Я не вижу со своей стороны никакой ни политической, ни человеческой ошибки, потому что не считаю свое положение неприятным. Главное – совесть моя чиста, и угрызений я не испытываю. Что касается политики, то у меня есть сожаление, что многое не удалось дожать, что вышло не так, как я считал нужным. Я ведь был членом команды, но при этом всегда оставался максималистом, потому что ситуация была и есть достаточно экстремальная. Я сторонник жестких и решительных действий, а не полумер. Слабые люди всегда пытаются найти объяснения тому, что сами сделать не в состоянии, в коварстве противника. Основное мое влияние, конечно, публичное. Я приглашаю любого политика к любой открытой дискуссии в любой момент. Но большинство политиков предпочитает именно закулисное сражение. А меня они обвиняют в использовании тех пороков, которые в них самих таятся.
Я не встретил ни одного человека, который бы мне сказал: «Борис Абрамович, мы тебя не любим». Я такого человека в жизни своей не встретил. В этом вся проблема. Мне рассказывают: тебя не любит Зюганов, тебя не любят коммунисты, тебя не любит Путин. Но Путин лично мне никогда не говорил, что он меня не любит. Зюганов лично мне никогда не сказал, что меня не любит. Все это виртуально. Ни один человек, который сидел со мной за столом, который со мной беседовал, никогда мне не сказал, что он меня не любит. Наоборот, выражал всяческое уважение.
Если же полагаться на газетные публикации, то придется признать, что мой образ предельно демонизирован. Если судить по средствам массовой информации, я ответствен за все плохое, что происходит в стране. При этом крайне редко кто-либо пытается понять, чем же на самом деле я занят. То, что меня изображают монстром, конечно, не может радовать, но, с другой стороны, это не составляет для меня и большой проблемы. Я могу позволить себе такую роскошь, как наплевательское отношение к собственному имиджу. Да и трудно плетью обух перешибить. Что бы я ни делал, это будет трактоваться однозначно. От Березовского не ждут ничего хорошего. Приходится признать: мои оппоненты используют любые методы, пускают в ход все средства, чтобы сделать из меня черта с рогами.
Самое главное, что должен понимать политик, – это соответствие обещаний и дел. Но говорить правду крайне сложно: она очень часто бывает горькой, и нужно иметь достаточно возможностей, чтобы аргументировать ее. Ведь мы лжем тогда, когда не хватает аргументов убедить кого-либо в том, что мы поступаем правильно. Поэтому я уверен, что сила политика определяется тем, насколько он может быть правдив и открыт. Особенно я в этом убедился во время переговоров с чеченским руководством. Мы начали с того, что договорились: мы говорим друг другу правду – черное и белое, других цветов нет, все другие цвета перечеркнуты войной. И это дало результаты.

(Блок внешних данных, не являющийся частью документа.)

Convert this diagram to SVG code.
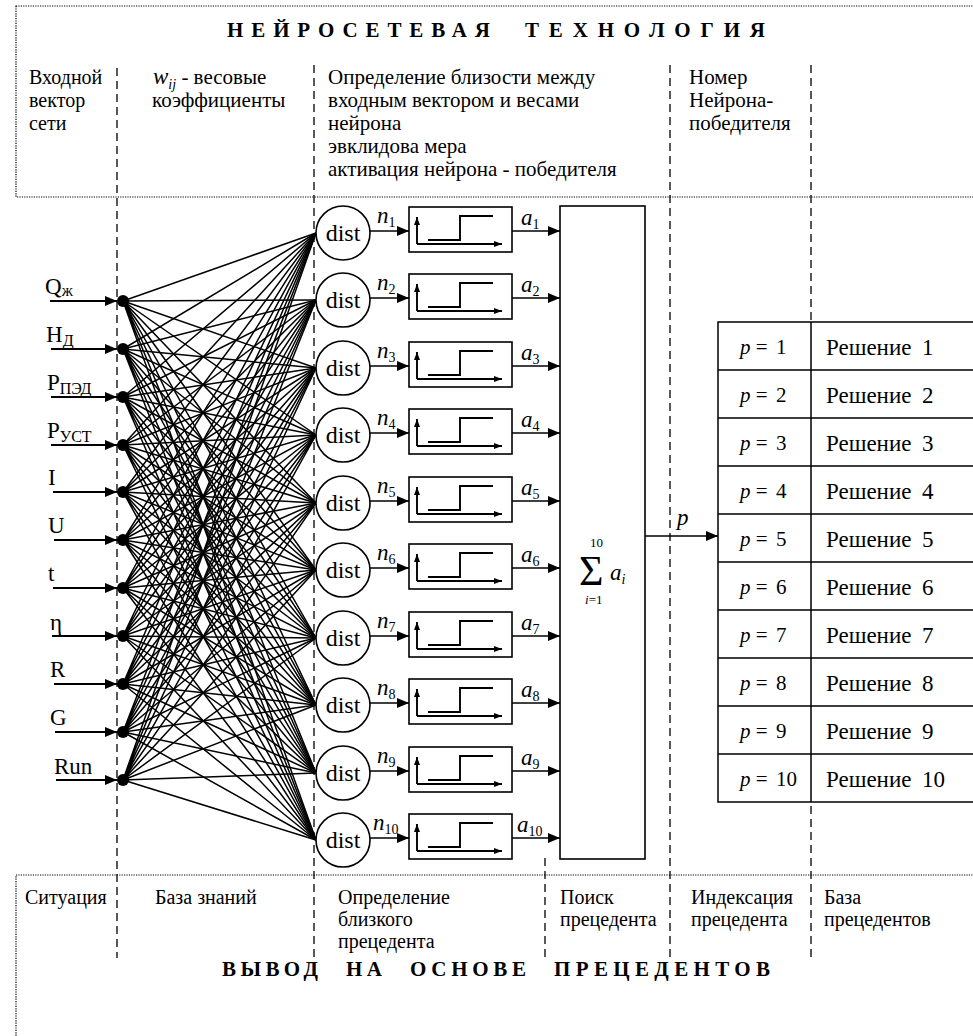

Правильно поставленный вопрос содержит половину решения. Равно как и неправильный вопрос делает невозможным правильный ответ. Я не считаю, что занимаюсь теневой политикой. Я открыто всегда декларирую свою позицию. И я не считаю, что делаю что-то закрытое, более того, сначала я декларирую, а потом действую – уж куда более открыто. Политик все-таки даже в сложной ситуации не имеет права на абсолютное раболепство, что, по существу, на самом деле просто доказывает его уязвимость. У меня тоже была непростая ситуация, и очень непростой у меня выбор был. У меня были самые наилучшие отношения с нашим сегодняшним президентом, и это был мой выбор, поскольку я понимал, что путь, который избрал президент, для меня означает следующее: либо я буду последним в ряду повешенных, но буду обязательно повешен, либо я буду первым в ряду повешенных, но с высокой вероятностью неповешенным быть вообще, потому что удастся переломить ситуацию. Я выбрал второй путь и могу сказать, что сегодня точно не сожалею об этом, хотя это очень сложный путь. Я никогда раньше не был на пути противостояния официальной власти. Это очень тяжелый путь.
То, что произошло со мной, – закономерность. Закономерность в том, что Россия не терпит мнения, отличного от мнения власти, которое громко произносится. Я оказался в сложной ситуации. Эта ситуация называется предательством. Я не был готов к предательству со стороны своих близких товарищей. А когда это предательство людей, которые находятся у власти, и не просто находятся, а рулят, – это не простая история, как их переиграть. Понадобилось время, чтобы понять эту ситуацию.